Jenny Sutter holds a handful of herb Robert that she pulled at the base of the Horsetail Falls Trail. The seed pods of herb Robert can eject seeds up to 20 feet, making it a fast-spreading threat to native vegetation.(Wesley LaPointe)
Jenny Sutter holds a handful of herb Robert that she pulled at the base of the Horsetail Falls Trail. The seed pods of herb Robert can eject seeds up to 20 feet, making it a fast-spreading threat to native vegetation.(Wesley LaPointe)

This is the reality of the Gorge two years after the fire. A huge amount of corporate support is being channeled into an unglamorous task: pulling weeds.

The U.S. Forest Service warned just weeks after the fire that invasive species were "the most serious ecological threat" in the burned areas. Friends of the Gorge established a new division dedicated entirely to keeping those plants and animals out.

A native garter snake curls up under the widespread invasive plant herb Robert on the Wahkeena Falls Trail. (Wesley LaPointe)
A native garter snake curls up under the widespread invasive plant herb Robert on the Wahkeena Falls Trail. (Wesley LaPointe)

Nearly every habitat in the Gorge is fighting an uphill battle against one invasive species or another. Himalayan blackberry, herb Robert, and garlic mustard are examples of non-native species with aggressive growth patterns that compete with native vegetation. It takes three to five years of consistent clipping for the blackberry plants to die.

Soft sounds of rustling underbrush and intermittent clipping cloak the hillside. Barrett says volunteers always feel gratification at the end of the day when they can see the areas they've been toiling on, free of invasive species. "But I remind them they're going to come back, that we have to be here for the long term.

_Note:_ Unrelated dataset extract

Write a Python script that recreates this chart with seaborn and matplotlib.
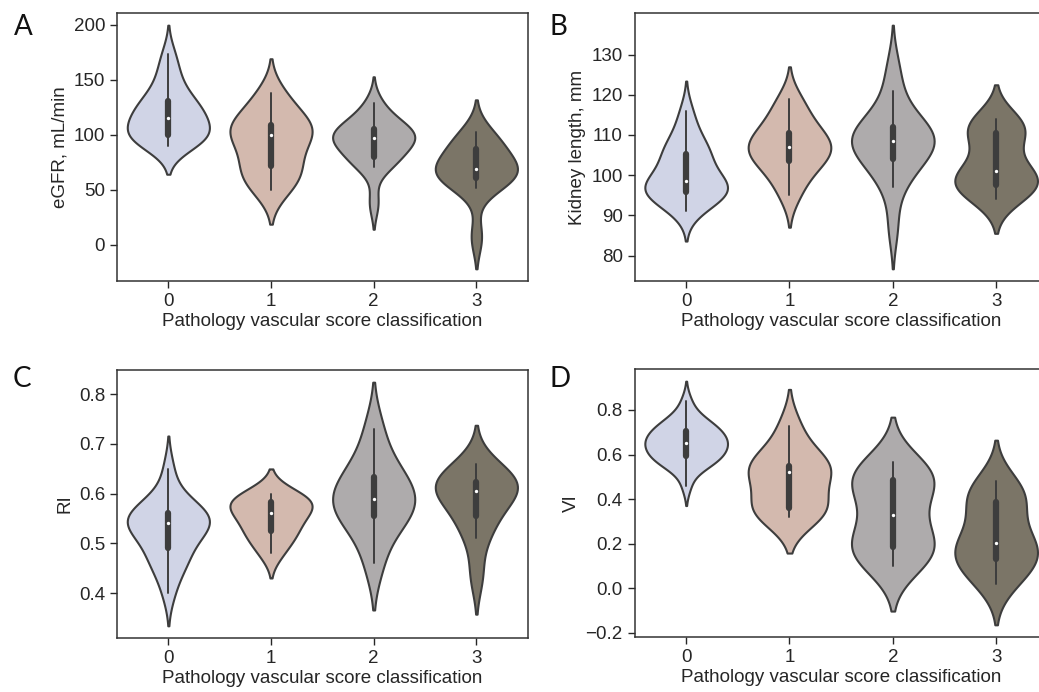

The battle of invasives is an uphill battle."

Trees that fell during the fire criss-cross Multnomah Creek, under a footbridge on the Larch Mountain trail. The footbridge was airlifted to the trail by helicopter last year. (Wesley LaPointe)
Trees that fell during the fire criss-cross Multnomah Creek, under a footbridge on the Larch Mountain trail. The footbridge was airlifted to the trail by helicopter last year. (Wesley LaPointe)

After a wildfire tears through a densely wooded area, like that along the Larch Mountain Trail, what's left behind is called an early seral forest.

Shrubs, herbs and young conifers emerge in areas that were inhospitable before the fire, and the lack of foliage in burnt canopies provides this new diverse undergrowth with ample rain and sunlight to thrive. A seral forest floor covered in deciduous brush and young wildflowers is prime real estate for rufous hummingbirds and wood warblers. And a stand of charred trees will cater up to a decade of sustenance for wood-boring beetles. The abundance of beetles, in turn, attracts species like the black-backed woodpecker, which flock into burnt conifer forests to feast until their time comes to relocate to the next seral forest.

"I hiked some of the trails within a few months after the fire," says Kevin Gorman, executive director of Friends of the Columbia Gorge. "I was ready for it to be a very somber and sad situation, and I was surprised at the beauty I found in a landscape that truly felt different but you could tell was coming back. Life was always popping up."